- [MATERIALS PROVIDED]:
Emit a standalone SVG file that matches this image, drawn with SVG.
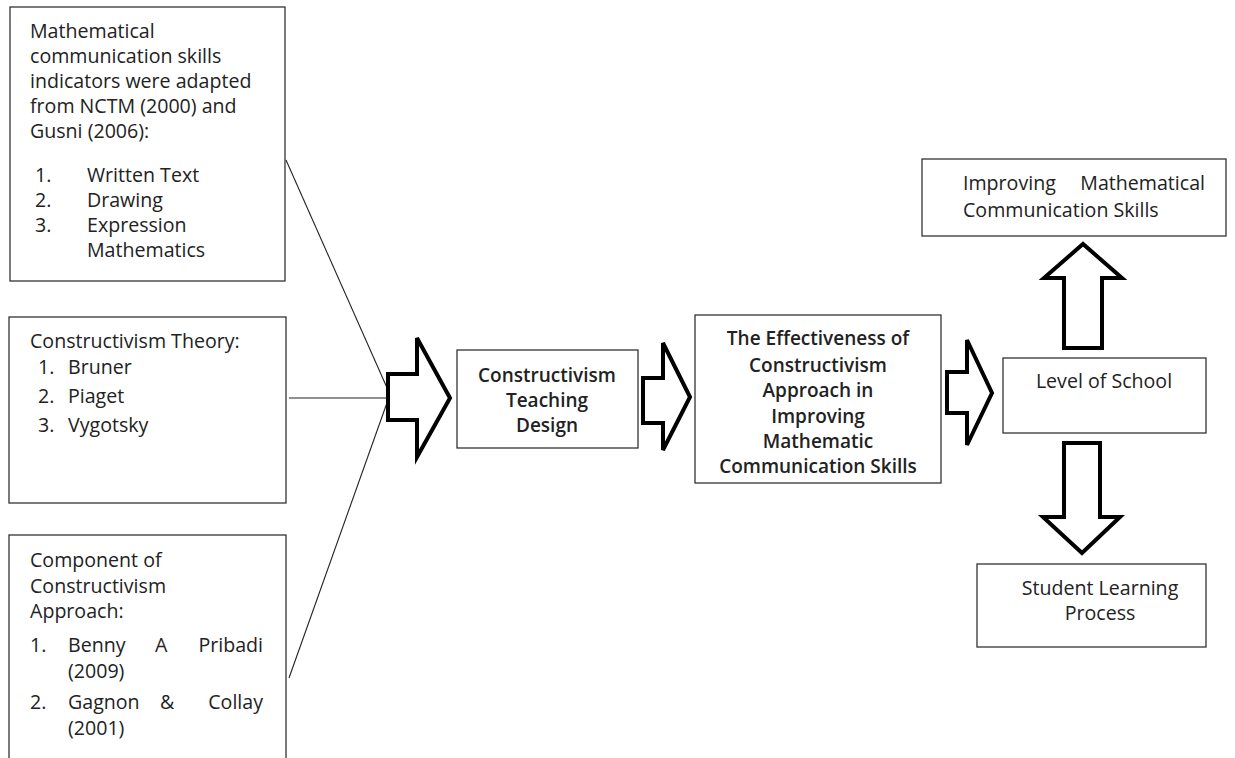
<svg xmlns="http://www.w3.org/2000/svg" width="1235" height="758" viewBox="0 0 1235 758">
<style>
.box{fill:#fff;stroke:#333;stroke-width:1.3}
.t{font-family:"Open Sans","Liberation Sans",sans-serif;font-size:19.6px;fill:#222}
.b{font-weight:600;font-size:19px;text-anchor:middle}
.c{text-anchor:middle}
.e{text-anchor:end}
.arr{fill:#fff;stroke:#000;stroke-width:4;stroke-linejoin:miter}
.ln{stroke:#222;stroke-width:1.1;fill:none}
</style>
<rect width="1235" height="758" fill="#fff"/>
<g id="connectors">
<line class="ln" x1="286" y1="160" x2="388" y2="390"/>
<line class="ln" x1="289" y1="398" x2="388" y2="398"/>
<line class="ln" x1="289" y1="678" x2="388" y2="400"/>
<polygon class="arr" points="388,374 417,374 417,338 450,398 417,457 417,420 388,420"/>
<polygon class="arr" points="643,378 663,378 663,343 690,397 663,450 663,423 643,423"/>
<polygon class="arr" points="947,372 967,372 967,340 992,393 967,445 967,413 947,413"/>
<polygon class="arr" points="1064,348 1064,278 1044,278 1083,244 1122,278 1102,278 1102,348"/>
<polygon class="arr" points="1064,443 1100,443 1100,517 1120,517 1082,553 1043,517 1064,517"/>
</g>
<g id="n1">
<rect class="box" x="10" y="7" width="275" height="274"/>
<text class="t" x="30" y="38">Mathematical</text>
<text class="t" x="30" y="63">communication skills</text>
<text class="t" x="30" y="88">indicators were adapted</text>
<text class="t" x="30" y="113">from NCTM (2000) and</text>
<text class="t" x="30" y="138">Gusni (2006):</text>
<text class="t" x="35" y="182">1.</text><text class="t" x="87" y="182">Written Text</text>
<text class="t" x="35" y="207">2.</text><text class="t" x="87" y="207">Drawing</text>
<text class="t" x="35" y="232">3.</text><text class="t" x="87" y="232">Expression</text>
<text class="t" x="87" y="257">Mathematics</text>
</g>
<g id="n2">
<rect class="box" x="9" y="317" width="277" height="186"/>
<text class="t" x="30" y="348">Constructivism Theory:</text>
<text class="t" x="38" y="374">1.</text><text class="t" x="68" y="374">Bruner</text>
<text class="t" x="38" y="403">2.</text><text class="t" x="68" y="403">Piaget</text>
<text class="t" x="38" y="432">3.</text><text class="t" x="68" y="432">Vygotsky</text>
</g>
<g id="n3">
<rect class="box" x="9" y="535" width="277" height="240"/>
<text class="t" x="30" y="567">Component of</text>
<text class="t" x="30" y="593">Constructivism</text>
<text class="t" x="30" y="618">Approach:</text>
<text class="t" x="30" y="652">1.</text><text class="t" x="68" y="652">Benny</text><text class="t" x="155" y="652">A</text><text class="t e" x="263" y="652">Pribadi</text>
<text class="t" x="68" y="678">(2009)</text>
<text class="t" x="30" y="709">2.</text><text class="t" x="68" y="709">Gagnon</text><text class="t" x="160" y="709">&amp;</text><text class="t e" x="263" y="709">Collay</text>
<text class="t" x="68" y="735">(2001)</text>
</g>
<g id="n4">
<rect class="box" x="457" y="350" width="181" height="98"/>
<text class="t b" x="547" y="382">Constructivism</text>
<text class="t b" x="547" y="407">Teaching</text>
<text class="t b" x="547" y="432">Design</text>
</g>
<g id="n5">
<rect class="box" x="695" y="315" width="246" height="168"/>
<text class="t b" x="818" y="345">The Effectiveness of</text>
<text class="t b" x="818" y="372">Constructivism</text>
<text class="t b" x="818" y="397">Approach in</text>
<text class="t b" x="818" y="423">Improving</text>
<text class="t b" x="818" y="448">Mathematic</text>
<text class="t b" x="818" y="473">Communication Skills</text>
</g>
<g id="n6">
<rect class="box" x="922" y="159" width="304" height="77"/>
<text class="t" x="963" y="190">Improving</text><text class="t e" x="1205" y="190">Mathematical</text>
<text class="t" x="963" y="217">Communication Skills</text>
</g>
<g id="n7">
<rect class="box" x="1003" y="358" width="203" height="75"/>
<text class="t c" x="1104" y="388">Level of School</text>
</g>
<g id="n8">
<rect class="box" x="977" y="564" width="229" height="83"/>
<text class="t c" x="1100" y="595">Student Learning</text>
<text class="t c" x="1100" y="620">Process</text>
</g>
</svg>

* * *

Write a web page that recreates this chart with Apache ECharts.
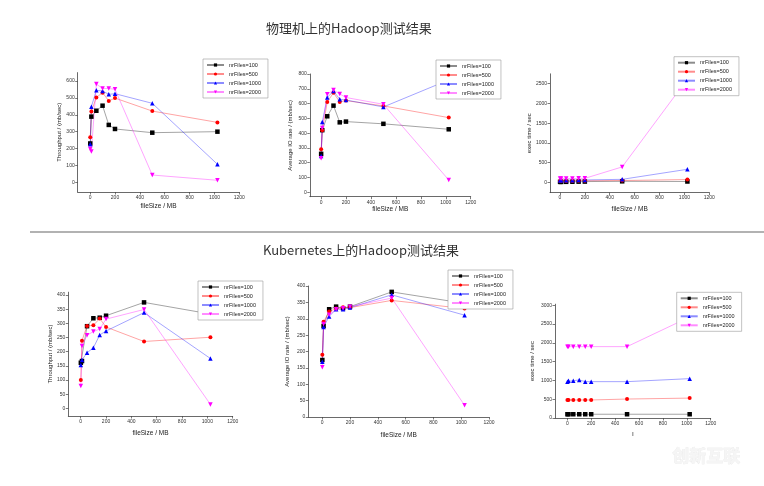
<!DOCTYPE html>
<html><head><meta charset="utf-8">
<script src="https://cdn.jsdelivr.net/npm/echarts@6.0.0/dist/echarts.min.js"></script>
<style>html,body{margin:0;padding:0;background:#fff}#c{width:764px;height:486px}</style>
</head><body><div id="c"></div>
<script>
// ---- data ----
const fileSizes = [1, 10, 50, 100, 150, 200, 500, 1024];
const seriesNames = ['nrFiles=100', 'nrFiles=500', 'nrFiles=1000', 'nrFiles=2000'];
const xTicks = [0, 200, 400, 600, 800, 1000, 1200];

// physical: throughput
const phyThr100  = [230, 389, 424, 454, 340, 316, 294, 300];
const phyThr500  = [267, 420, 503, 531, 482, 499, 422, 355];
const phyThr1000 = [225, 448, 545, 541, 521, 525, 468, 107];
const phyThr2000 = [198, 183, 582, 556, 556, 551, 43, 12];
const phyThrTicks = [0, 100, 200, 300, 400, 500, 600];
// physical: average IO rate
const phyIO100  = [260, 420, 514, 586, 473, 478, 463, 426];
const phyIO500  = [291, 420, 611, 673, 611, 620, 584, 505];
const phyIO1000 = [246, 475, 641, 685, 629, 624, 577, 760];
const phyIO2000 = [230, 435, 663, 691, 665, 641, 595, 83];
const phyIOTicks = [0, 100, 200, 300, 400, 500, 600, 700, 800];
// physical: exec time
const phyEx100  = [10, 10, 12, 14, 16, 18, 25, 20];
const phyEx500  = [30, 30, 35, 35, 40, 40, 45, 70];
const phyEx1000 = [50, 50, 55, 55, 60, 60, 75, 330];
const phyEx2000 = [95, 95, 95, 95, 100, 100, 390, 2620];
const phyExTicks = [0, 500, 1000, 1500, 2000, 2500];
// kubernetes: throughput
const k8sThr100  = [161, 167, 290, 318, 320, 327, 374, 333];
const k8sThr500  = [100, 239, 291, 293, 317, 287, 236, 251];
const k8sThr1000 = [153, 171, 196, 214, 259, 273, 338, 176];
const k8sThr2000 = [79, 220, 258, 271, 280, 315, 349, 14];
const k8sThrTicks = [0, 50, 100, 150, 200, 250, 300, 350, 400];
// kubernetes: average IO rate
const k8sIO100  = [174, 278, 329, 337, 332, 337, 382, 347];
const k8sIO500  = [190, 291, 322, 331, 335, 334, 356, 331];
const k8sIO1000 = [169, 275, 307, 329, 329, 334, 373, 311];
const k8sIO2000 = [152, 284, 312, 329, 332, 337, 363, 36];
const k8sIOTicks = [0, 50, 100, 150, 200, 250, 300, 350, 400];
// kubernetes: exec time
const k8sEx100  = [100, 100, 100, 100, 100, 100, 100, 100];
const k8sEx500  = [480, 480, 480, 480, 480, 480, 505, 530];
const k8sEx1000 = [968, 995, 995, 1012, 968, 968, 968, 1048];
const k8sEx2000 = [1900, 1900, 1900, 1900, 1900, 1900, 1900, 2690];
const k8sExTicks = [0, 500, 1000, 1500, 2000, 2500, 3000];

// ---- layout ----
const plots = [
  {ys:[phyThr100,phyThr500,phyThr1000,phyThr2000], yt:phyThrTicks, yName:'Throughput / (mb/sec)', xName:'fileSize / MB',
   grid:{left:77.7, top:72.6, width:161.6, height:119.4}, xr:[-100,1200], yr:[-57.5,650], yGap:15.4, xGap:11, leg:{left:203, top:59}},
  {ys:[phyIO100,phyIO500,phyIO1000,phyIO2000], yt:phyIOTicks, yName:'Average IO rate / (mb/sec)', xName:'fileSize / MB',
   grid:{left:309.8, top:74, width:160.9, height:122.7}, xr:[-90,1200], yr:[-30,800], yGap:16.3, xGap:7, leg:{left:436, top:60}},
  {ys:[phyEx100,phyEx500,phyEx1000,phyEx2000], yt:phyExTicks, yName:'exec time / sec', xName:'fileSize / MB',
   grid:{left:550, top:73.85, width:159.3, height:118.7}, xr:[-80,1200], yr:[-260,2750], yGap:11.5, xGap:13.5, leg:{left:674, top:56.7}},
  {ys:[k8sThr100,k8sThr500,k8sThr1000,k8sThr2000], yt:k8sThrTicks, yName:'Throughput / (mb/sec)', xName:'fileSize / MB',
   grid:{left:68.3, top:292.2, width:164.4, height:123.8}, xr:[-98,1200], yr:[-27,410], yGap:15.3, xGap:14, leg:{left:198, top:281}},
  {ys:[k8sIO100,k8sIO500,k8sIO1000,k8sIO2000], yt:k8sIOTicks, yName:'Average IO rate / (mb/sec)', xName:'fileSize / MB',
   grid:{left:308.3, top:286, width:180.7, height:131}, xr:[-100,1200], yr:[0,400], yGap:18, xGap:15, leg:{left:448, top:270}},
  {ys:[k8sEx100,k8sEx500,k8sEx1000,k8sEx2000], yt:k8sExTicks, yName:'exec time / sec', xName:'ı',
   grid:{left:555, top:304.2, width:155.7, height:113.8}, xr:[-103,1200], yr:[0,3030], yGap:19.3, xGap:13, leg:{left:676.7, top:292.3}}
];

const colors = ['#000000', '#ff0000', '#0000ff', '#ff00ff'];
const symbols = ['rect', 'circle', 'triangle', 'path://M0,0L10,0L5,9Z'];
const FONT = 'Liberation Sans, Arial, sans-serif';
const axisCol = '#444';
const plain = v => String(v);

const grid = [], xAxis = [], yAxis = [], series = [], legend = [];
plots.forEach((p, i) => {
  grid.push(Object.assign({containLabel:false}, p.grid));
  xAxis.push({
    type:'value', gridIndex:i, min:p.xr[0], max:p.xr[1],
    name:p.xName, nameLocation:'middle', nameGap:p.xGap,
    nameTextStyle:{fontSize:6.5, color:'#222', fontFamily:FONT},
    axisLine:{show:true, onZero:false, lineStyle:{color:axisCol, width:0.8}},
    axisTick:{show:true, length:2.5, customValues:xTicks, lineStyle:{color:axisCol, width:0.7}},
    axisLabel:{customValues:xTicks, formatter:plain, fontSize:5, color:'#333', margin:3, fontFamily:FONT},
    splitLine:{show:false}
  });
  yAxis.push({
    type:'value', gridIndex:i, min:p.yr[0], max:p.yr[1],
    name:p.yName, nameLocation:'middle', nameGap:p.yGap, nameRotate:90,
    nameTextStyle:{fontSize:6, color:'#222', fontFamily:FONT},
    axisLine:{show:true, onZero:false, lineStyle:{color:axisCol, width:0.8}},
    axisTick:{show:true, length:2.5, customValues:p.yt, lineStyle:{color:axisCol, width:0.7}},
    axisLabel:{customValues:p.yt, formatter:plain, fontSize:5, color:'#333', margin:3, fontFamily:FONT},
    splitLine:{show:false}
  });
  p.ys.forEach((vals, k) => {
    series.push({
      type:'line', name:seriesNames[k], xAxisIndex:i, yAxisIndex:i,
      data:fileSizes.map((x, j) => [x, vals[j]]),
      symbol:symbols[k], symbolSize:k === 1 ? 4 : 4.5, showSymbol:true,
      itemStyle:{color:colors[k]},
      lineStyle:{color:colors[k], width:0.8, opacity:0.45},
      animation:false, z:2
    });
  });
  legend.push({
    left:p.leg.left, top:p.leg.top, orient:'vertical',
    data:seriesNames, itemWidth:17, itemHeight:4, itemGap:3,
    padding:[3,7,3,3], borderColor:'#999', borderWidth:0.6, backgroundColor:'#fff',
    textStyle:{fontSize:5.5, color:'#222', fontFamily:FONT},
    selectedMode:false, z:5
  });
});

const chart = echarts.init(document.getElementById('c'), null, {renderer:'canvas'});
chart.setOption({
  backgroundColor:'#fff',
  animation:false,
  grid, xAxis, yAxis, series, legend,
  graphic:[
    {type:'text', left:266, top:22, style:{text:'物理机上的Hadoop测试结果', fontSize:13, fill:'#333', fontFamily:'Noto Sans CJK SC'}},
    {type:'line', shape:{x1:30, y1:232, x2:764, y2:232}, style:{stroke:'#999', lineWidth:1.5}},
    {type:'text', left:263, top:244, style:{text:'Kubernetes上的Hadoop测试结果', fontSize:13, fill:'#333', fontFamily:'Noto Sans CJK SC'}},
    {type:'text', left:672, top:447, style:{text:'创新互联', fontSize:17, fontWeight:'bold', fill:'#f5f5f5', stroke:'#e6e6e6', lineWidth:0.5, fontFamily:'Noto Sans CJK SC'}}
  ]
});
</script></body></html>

* * *

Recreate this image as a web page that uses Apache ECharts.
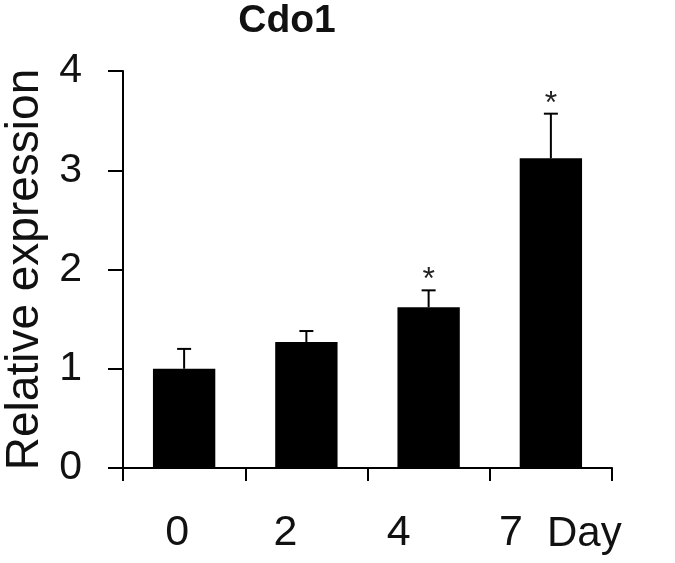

- [DIRECTIVE]: Sift through the entries and copy every line with "this".

- [WRITTEN ANSWER]:
Emit a standalone SVG file that matches this image, drawn with SVG.
Write a web page that recreates this chart with Apache ECharts.
Recreate this image as a web page that uses Apache ECharts.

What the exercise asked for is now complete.